Marilyn Norris, Casualty Assistance Team chief, would never wish cancer on anyone, much less herself. Yet it happened to her not only once … but three times. Still, she doesn't feel sorry for herself. And she doesn't want anyone else to, either. Instead, Norris is using her experience to encourage others to examine their breasts regularly and to see a doctor immediately if something doesn't seem right.
The American Cancer Society recommends that women with average risk begin yearly mammograms at age 45, although many doctors contend that age 40 is best. Those at high risk, typically due to family history of breast cancer, should talk to their doctor about getting them sooner.

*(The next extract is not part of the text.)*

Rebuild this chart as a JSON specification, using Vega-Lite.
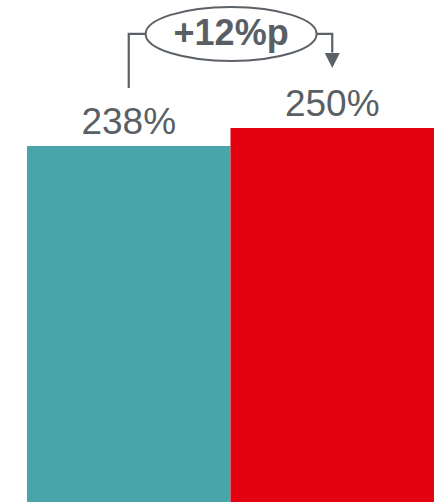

Despite having no family history of breast cancer in her family, Norris was advised to begin screenings for cancer at a younger age due to her mother's bladder and colon cancer diagnoses. In September 1998, at 35 years old, Norris's doctor informed her they had found cancer in her right breast. With two young children at the time, Norris said she didn't have time to grieve or pity herself.
"All I thought about is who would've been able to take care of my son and daughter if something happened to me," she said.
Weighing options, Norris decided to have her breast removed in hopes the cancer would not return in 10 years, as doctors said would likely happen otherwise. For her, a mastectomy was a small price to pay for a clean bill of health. Surely enough, 10 years passed without incident. Then in March 2012, the cancer reared its head again -- this time in her left breast. If there was ever a "convenient time" for it to appear, that was not the time. Norris and several of her friends had been preparing for a Susan G. Komen 3-Day, 60-mile walk to raise funds for breast cancer awareness. She feared that if she went through surgery again, she would not be able to complete the walk.
"I told the doctor at Eisenhower [Army Medical Center], 'Could we wait until after I finish training for the walk and finish the walk, then we handle it?'" she said.
Norris emerged from surgery determined as ever and completed the walk.
Having had both breasts removed, she was certain cancer was a thing of her past. But in early 2016, yet again, Norris felt something was terribly wrong. It almost appeared as if her left breast was growing back. Several doctors' appointments later, a doctor discovered a mass the size of a grapefruit underneath her implant and attached to her ribs. And on Aug. 30, 2016, with her daughter at her side, Norris underwent a 12-hour invasive surgery to remove not only cancer this time, but ribs 3 through 7.
Bearing a reconstructed chest wall partially made partially with bone cement and skin from her back, Norris said the surgery's outcome left her in constant pain, but she refuses to take pain medicine -- or accept pity.
"With my last surgery, which is still my worst … I felt like if I could overcome the pain then I can overcome what's going on," she said. "I want to be able to overcome the pain through continuing to thrive."
If there is one thing Norris does well, it is thrive. As a close friend, Adele Holifield, executive assistant with 7th Signal Command, has witnessed it firsthand. Holifield has known Norris for about 19 years and was her walking partner during the Susan G. Komen 3-Day, 60-mile walk. She describes Norris as "dedicated, caring, organized, mentor, fighter, humble, determined and outspoken" among other adjectives.
"Marilyn is a fighter and never gives up. She doesn't let her circumstances define her," Holifield said. "Even when she's at a low point and you ask how she is, she always replies, 'Great!'"
In addition to beating cancer three times, Norris is the founder and CEO of Girl Warriors Fighting the Battle, an organization that provides programs and services to young girls in underserved communities; a 13-year Army Veteran; served as a volunteer court appointed special advocate for eight years; and a recently published author.
But her greatest accomplishment, she said, has been raising two successful children; both college graduates with prosperous careers who have blessed her with grandchildren.
Looking back on her battle with cancer, she believes her military service played a key part in her overcoming cancer.
In her book, Norris says, "I don't believe I would have gotten through my first cancer diagnosis without my military experience … The time I served on active duty and in the Army Reserves forever shaped the core of who I am. Being a Soldier gave me the strength I needed to win my first fight with cancer."
Now she serves as an advocate for getting others involved in the fight. For Norris, breast cancer awareness is a daily occurrence. And she hopes others will be inspired to make it daily, as well -- first by doing self-examinations regularly.
"If you suspect something could be wrong, get checked immediately," she said. "My body wasn't in pain at the time, but I felt something wasn't right, so I got checked."